How to get gcs server momery distribution to debug memory continued increasement?

  • Medium: It contributes to significant difficulty to complete my task, but I can work around it.

I launched a long running ray cluster. Our teammates use cluster by ray client and ray job.

I know the gcs server memory stores more and more metadata after lots of job is submitted. But I need to know why the memory is increased significantly.

My situation: 100 worker cluster, 3 days,60+job is submitted, 1000+actors (most are finished), but the gcs memory has increased to nearly 15GB now

Which version is you using? Before 2.3, some observability data is stored inside GCS which lead to memory footprint bad.

If you are using 2.3, do you have some simple way to reproduce this? We’ll take a look at that.

@yic sorry for the delay replay. I am using 2.3.0 , sorry maybe I have no simple way to reproduce on our large cluster.

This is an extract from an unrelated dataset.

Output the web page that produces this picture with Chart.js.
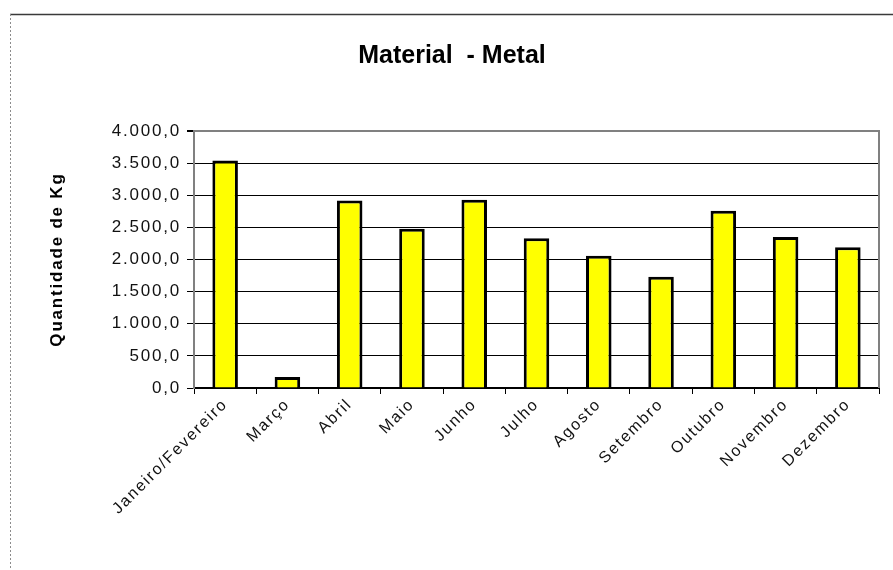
<!DOCTYPE html>
<html>
<head>
<meta charset="utf-8">
<script src="https://cdn.jsdelivr.net/npm/chart.js@4/dist/chart.umd.min.js"></script>
<style>
  html, body { margin: 0; padding: 0; background: #fff; overflow: hidden; }
  #wrap { width: 893px; height: 570px; position: relative; }
</style>
</head>
<body>
<div id="wrap"><canvas id="c" width="893" height="570"></canvas></div>
<script>
// Monthly collected metal (kg)
const months = ['Janeiro/Fevereiro', 'Março', 'Abril', 'Maio', 'Junho', 'Julho',
                'Agosto', 'Setembro', 'Outubro', 'Novembro', 'Dezembro'];
const metalKg = [3540, 170, 2920, 2480, 2930, 2330, 2060, 1730, 2760, 2350, 2190];
const chartTitle = 'Material  - Metal';
const yAxisTitle = 'Quantidade de Kg';
const yMin = 0, yMax = 4000, yStep = 500;

const FONT = '"Liberation Sans", Arial, Helvetica, sans-serif';
const AXIS_SPACING = '1.8px';

// pt-BR number style: 3.500,0
function formatKg(v) {
  const s = Math.round(v).toString().replace(/\B(?=(\d{3})+(?!\d))/g, '.');
  return s + ',0';
}

// Outer frame, right edge of the plot box and the heading
const frameAndHeading = {
  id: 'frameAndHeading',
  beforeLayout(chart) {
    chart.ctx.letterSpacing = AXIS_SPACING;
  },
  beforeDraw(chart) {
    const ctx = chart.ctx;
    ctx.save();
    ctx.strokeStyle = '#3a3a3a';
    ctx.lineWidth = 1.5;
    ctx.beginPath();
    ctx.moveTo(10, 14.5);
    ctx.lineTo(893, 14.5);
    ctx.stroke();
    ctx.strokeStyle = '#8c8c8c';
    ctx.lineWidth = 1;
    ctx.setLineDash([2, 2]);
    ctx.beginPath();
    ctx.moveTo(10.5, 14);
    ctx.lineTo(10.5, 570);
    ctx.stroke();
    ctx.restore();
    ctx.letterSpacing = AXIS_SPACING;
  },
  beforeDatasetsDraw(chart) {
    const {ctx, chartArea} = chart;
    ctx.save();
    ctx.strokeStyle = '#808080';
    ctx.lineWidth = 2;
    ctx.beginPath();
    ctx.moveTo(chartArea.right, chartArea.top - 1);
    ctx.lineTo(chartArea.right, chartArea.bottom);
    ctx.stroke();
    ctx.restore();
  },
  afterDraw(chart) {
    const ctx = chart.ctx;
    ctx.save();
    ctx.letterSpacing = '0px';
    ctx.fillStyle = '#000';
    ctx.font = 'bold 25px ' + FONT;
    ctx.textAlign = 'center';
    ctx.textBaseline = 'alphabetic';
    ctx.fillText(chartTitle, 452, 63);
    ctx.restore();
    ctx.letterSpacing = '0px';
  }
};

new Chart(document.getElementById('c'), {
  type: 'bar',
  data: {
    labels: months,
    datasets: [{
      data: metalKg,
      backgroundColor: '#ffff00',
      borderColor: '#000',
      borderWidth: 3,
      barPercentage: 0.41,
      categoryPercentage: 1.0
    }]
  },
  options: {
    responsive: false,
    animation: false,
    devicePixelRatio: 1,
    layout: { padding: { top: 131, right: 14, bottom: 0, left: 0 } },
    plugins: {
      legend: { display: false },
      tooltip: { enabled: false },
      title: { display: false }
    },
    scales: {
      x: {
        ticks: {
          color: '#111',
          font: { family: FONT, size: 16 },
          minRotation: 45,
          maxRotation: 45,
          autoSkip: false,
          padding: 1
        },
        grid: {
          drawOnChartArea: false,
          drawTicks: true,
          tickLength: 6,
          color: '#000',
          tickColor: '#000',
          offset: true
        },
        border: { color: '#000', width: 2 },
        afterFit(scale) { scale.height = 182; }
      },
      y: {
        min: yMin,
        max: yMax,
        ticks: {
          stepSize: yStep,
          color: '#111',
          font: { family: FONT, size: 17 },
          padding: 6,
          callback: (v) => formatKg(v)
        },
        grid: {
          color: (c) => (c.tick && c.tick.value === yMax) ? '#808080' : '#000',
          lineWidth: (c) => (c.tick && c.tick.value === yMax) ? 2 : 1,
          tickLength: 7,
          tickColor: '#000',
          drawTicks: true
        },
        border: { color: '#808080', width: 2 },
        title: {
          display: true,
          text: yAxisTitle,
          color: '#000',
          font: { family: FONT, size: 17, weight: 'bold' },
          padding: { top: 47, bottom: 0 }
        },
        afterFit(scale) { scale.width = 194; }
      }
    }
  },
  plugins: [frameAndHeading]
});
</script>
</body>
</html>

Is there any simple way to know how many actor meta, runtime resource meta stored in gcs memory(is just my inference) ?

  1. Launch a pod in my k8s, with 8c32g
  2. pip install “ray[default]”==2.3.1
  3. exec into my pod, and launch ray with:
ray start --head --block --port=6380 --dashboard-host="0.0.0.0"
  1. Repeat submitting the job 100 times from local laptop with:
seq 100 | xargs -Iz ray job submit --runtime-env-json='{"working_dir": "./"}' -- python3 test.py

my job code:

import ray

ray.init(address='auto')

@ray.remote(num_cpus=0.01)
class MyActor:
    def ping(self):
        return 100

ACTOR_NUM = 100
l = []
for i in range(ACTOR_NUM):
    l.append(MyActor.remote())

for actor in l:
    ray.get(actor.ping.remote())

print("Job Done")
  1. observe the memory(RES) growth of gcs_server, each job grows by 15M, and it never goes down until OOM.

@Wanxing_Wang I beleive GCS cached metadata from jobs and might not be cleaning up promptly in this case, for example, dead actors.

What if you set RAY_maximum_gcs_destroyed_actor_cached_count to a smaller value (it’s default 100k)

1 Like

Thank you very much! We will try to adjust this environment variable in the production environment.